Umat Islam Seyogyanya Hindari Eksklusivisme

Sumber Foto; https://news.detik.com/kolom/d-4560206/people-power-dan-sumbatan-demokrasi

Oleh: K.H. Abdurrahman Wahid

Umat Islam seyogyanya menghindari eksklusivisme dan lebih menekankan pada agenda nasional bagi kepentingan semua kelompok masyarakat, termasuk minoritas dan non-pribumi.

Hal ini pada hemat saya akan meningkatkan perlakuan yang menguntungkan dari pemerintah dan kelompok lain kepada umat Islam dalam memperjuangkan demokrasi, hak asasi, pembangunan hukum (rule of law), kebebasan berpendapat dan kebebasan berkumpul.

Berulang kali saya menyampaikan imbauan agar umat Islam tidak hanya mengejar kepentingan jangka pendek dan kepentingan Islam semata, tetapi hendaknya lebih menekankan kepada kepentingan nasional, seperti usaha memperbaiki kehidupan rakyat dalam bidang ekonomi, pendidikan, politik, dan sebagainya.

Ada alasan mengapa saya berpendapat demikian. Kalau kalangan Islam hanya menekankan kepentingan sendiri yang bersifat jangka pendek, maka hal itu akan dikhawatirkan akan sentimental (merusak) untuk jangka panjang. Di sisi lain, yang juga perlu mendapatkan perhatian di masa dekat dalam konteks kepentingan politik, kalangan Islam harus berusaha menghindari konflik politik menjadi konflik fisik. Perbedaan pendapat (dissent) yang kini terjadi di kalangan aktor negara dan masyarakat juga harus dicegah, jangan sampai menjadi konflik fisik. Bergulirnya demokratisasi di Indonesia menurut pandangan saya hendaknya tidak mendorong kalangan Islam di Indonesia untuk mewujudkan cita-cita negara Islam. Di Indonesia gerakan Islam mestinya tidak terlalu menekankan promosi kepentingan Islam dalam kerangka demokratisasi, melainkan kepentingan nasional dengan ragam agama, etris, kultur, sosio-ekonomi di dalamnya.

Kegiatan Forum Demokrasi – yang saya ikut terlibat aktif di dalamnya — juga banyak yang mempertanyakan, bahkan mencurigai.

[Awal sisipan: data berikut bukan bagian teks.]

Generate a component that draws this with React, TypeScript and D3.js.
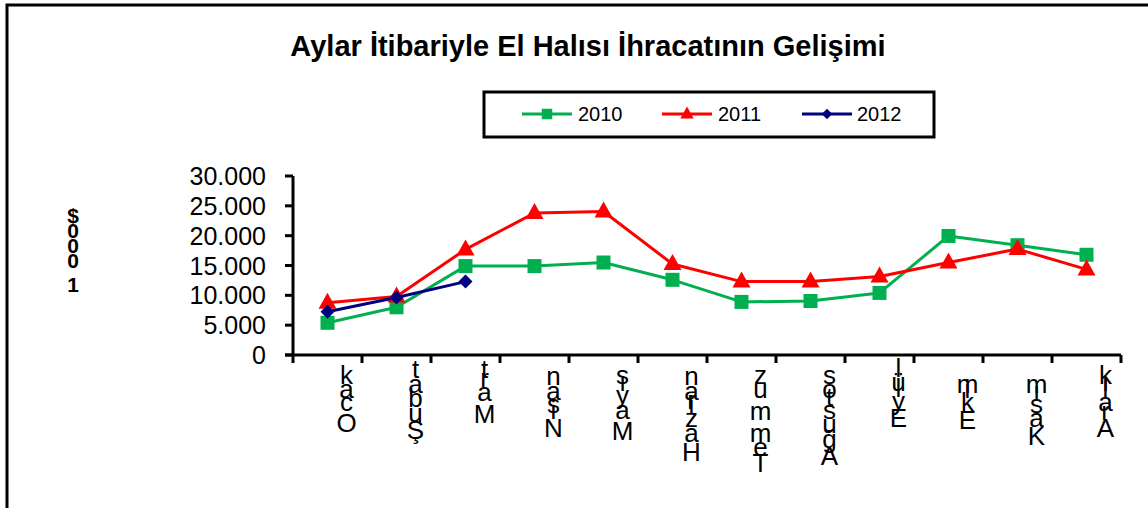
import React from 'react';
import * as d3 from 'd3';

const months = ['Ocak', 'Şubat', 'Mart', 'Nisan', 'Mayıs', 'Haziran', 'Temmuz', 'Ağustos', 'Eylül', 'Ekim', 'Kasım', 'Aralık'];
const values2010 = [5400, 8000, 14900, 14900, 15500, 12600, 8900, 9050, 10400, 19950, 18400, 16800];
const values2011 = [8750, 9800, 17700, 23800, 24050, 15250, 12300, 12300, 13150, 15500, 17750, 14350];
const values2012 = [7250, 9650, 12300];
const yTicks = [0, 5000, 10000, 15000, 20000, 25000, 30000];
const title = 'Aylar İtibariyle El Halısı İhracatının Gelişimi';
const yTitle = '1000$';

const FONT = '"Liberation Sans", Arial, sans-serif';
const W = 1148;
const H = 508;
const margin = { left: 293, right: 1121, top: 176, bottom: 355 };

const series = [
  { name: '2010', values: values2010, color: '#00B050', marker: 'square' },
  { name: '2011', values: values2011, color: '#FF0000', marker: 'triangle' },
  { name: '2012', values: values2012, color: '#000080', marker: 'diamond' },
];

let ctx: CanvasRenderingContext2D | null = null;
const measure = (s: string, font: string) => {
  if (!ctx) ctx = document.createElement('canvas').getContext('2d');
  ctx!.font = font;
  return ctx!.measureText(s).width;
};

const Marker = ({ type, x, y, color }: { type: string; x: number; y: number; color: string }) => {
  if (type === 'square') return <rect x={x - 7} y={y - 7} width={14} height={14} fill={color} />;
  if (type === 'triangle') return <path d={`M${x},${y - 10}L${x + 9},${y + 6}L${x - 9},${y + 6}Z`} fill={color} />;
  return <path d={`M${x},${y - 7}L${x + 7},${y}L${x},${y + 7}L${x - 7},${y}Z`} fill={color} />;
};

// upright letters stacked from the end of the word, like the broken rotated labels
const StackedLabel = ({ text, x, top, size, bold }: { text: string; x: number; top: number; size: number; bold?: boolean }) => {
  const font = `${bold ? 'bold ' : ''}${size}px "Liberation Sans", Arial, sans-serif`;
  const chars = Array.from(text).reverse();
  let cum = 0;
  return (
    <g>
      {chars.map((c, i) => {
        cum += measure(c, font);
        return (
          <text key={i} x={x} y={top + cum} textAnchor="middle" fontSize={size} fontWeight={bold ? 'bold' : 'normal'} fontFamily={FONT} fill="#000">
            {c}
          </text>
        );
      })}
    </g>
  );
};

export default function App() {
  const x = d3.scaleBand<string>().domain(months).range([margin.left, margin.right]);
  const y = d3.scaleLinear().domain([0, 30000]).range([margin.bottom, margin.top]);
  const cx = (i: number) => (x(months[i]) as number) + x.bandwidth() / 2;
  const line = d3.line<number>().x((_, i) => cx(i)).y((d) => y(d));
  const fmt = (v: number) => d3.format(',')(v).replace(/,/g, '.');

  const legendItems = [
    { lx: 522, tx: 578 },
    { lx: 662, tx: 718 },
    { lx: 802, tx: 857 },
  ];

  return (
    <svg width={W} height={H} style={{ position: 'absolute', left: 0, top: 0, background: '#fff' }}>
      <rect x={0} y={0} width={W} height={H} fill="#fff" />
      <path d={`M7,${H + 5}V5H${W + 5}`} fill="none" stroke="#000" strokeWidth={3} />

      <text x={588} y={56} textAnchor="middle" fontSize={29} fontWeight="bold" fontFamily={FONT}>
        {title}
      </text>

      <rect x={484} y={92} width={450} height={45} fill="#fff" stroke="#000" strokeWidth={3} />
      {series.map((s, i) => (
        <g key={s.name}>
          <line x1={legendItems[i].lx} x2={legendItems[i].lx + 50} y1={114} y2={114} stroke={s.color} strokeWidth={3} />
          <g transform={`translate(${legendItems[i].lx + 25},114) scale(0.75) translate(${-(legendItems[i].lx + 25)},-114)`}>
            <Marker type={s.marker} x={legendItems[i].lx + 25} y={114} color={s.color} />
          </g>
          <text x={legendItems[i].tx} y={121} fontSize={20} fontFamily={FONT}>
            {s.name}
          </text>
        </g>
      ))}

      {/* y title, one letter per line */}
      {Array.from(yTitle).reverse().map((c, i) => (
        <text key={i} x={73} y={[223, 238, 253, 268, 292][i]} textAnchor="middle" fontSize={21} fontWeight="bold" fontFamily={FONT}>
          {c}
        </text>
      ))}

      {/* y axis */}
      <line x1={margin.left} x2={margin.left} y1={margin.top} y2={margin.bottom} stroke="#000" strokeWidth={3} />
      {yTicks.map((t) => (
        <g key={t}>
          <line x1={margin.left - 8} x2={margin.left} y1={y(t)} y2={y(t)} stroke="#000" strokeWidth={3} />
          <text x={266} y={y(t)} dy="0.36em" textAnchor="end" fontSize={25} fontFamily={FONT}>
            {fmt(t)}
          </text>
        </g>
      ))}

      {/* x axis */}
      <line x1={margin.left - 8} x2={margin.right} y1={margin.bottom} y2={margin.bottom} stroke="#000" strokeWidth={3} />
      {months.map((m) => (
        <line key={m} x1={(x(m) as number) + x.bandwidth()} x2={(x(m) as number) + x.bandwidth()} y1={margin.bottom} y2={margin.bottom + 8} stroke="#000" strokeWidth={3} />
      ))}
      <line x1={margin.left} x2={margin.left} y1={margin.bottom} y2={margin.bottom + 8} stroke="#000" strokeWidth={3} />
      {months.map((m, i) => (
        <StackedLabel key={m} text={m} x={cx(i) + 19} top={371} size={26} />
      ))}

      {series.map((s) => (
        <g key={s.name}>
          <path d={line(s.values) || ''} fill="none" stroke={s.color} strokeWidth={3} strokeLinejoin="round" />
          {s.values.map((v, i) => (
            <Marker key={i} type={s.marker} x={cx(i)} y={y(v)} color={s.color} />
          ))}
        </g>
      ))}
    </svg>
  );
}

Padahal sebenarnya banyak yang belum atau tidak mau memahami bahwa Forum Demokrasi tidak terlalu menekankan aksi dan demonstrasi, melainkan berusaha membangun kultur demokrasi di masyarakat, mengupayakan persepsi dan pengertian yang sama mengenai demokrasi di Indonesia di masa depan.

Dengan berbagai kemungkinan dalam hubungannya dengan suksesi di tahun depan, misalnya, Forum Demokrasi lebih memusatkan kepada pembahasan mengenai demokrasi macam apa yang harus kita bangun, bagaimana konsep sebaiknya, ke mana negara dan masyarakat harus melangkah ke depan, seraya mengembangkan pengertian tentang demokrasi di masyarakat.

Yang terpenting dalam kegiatan Forum Demokrasi adalah bagaimana menginformasikan kepada masyarakat tentang pemahaman tentang demokrasi, kompleksitas pembangunan yang sedang dan akan berlangsung, dan sebagainya.

Tentang Lembaga Swadaya Masyarakat (LSM) saya perkirakan akan terus berkembang, demikian pula kekuatan media massa dalam percaturan ekonomi-politik nasional. Dengan demikian secara bertahap akan ada pengimbang kekuatan negara.

Memang banyak yang meremehkan kehadiran Lembaga Swadaya Masyarakat itu. Padahal kita belum lihat pentingnya lembaga-lembaga itu, kasus Partai Demokrasi Indonesia (PDI) dalam kampanye Pemilian Umum 1992 lalu. Pada saat itu PDI menggunakan konsep dan isu-isu LSM untuk merebut simpati masyarakat, terutama mengenai kompleksitas pembangunan dan masalahnya di lapisan bawah. Isu dan konsep seperti pembangunan yang manusiawi, hak asasi, demokratisasi, rule of law, dan pembangunan lingkungan, yang dilontarkan para intelektual LSM, telah memberikan dampak sound effects kepada partai politik dan masyarakat. Hasilnya terlihat dari peningkatan perolehan suara dari partai nomor tiga itu secara nasional maupun di daerah-daerah tertentu. Ini bisa dibandingkan dengan miskinnya isu yang dilontarkan oleh kedua organisasi peserta pemilu lain.

Media massa, lembaga swadaya masyarakat dan kaum cendekiawan, pada hemat saya dengan jaringan internasionalnya akan berpengaruh dalam mengarahkan perubahan sosial di Indonesia. Meskipun tidak bisa berlangsung secepatnya, namun pasti.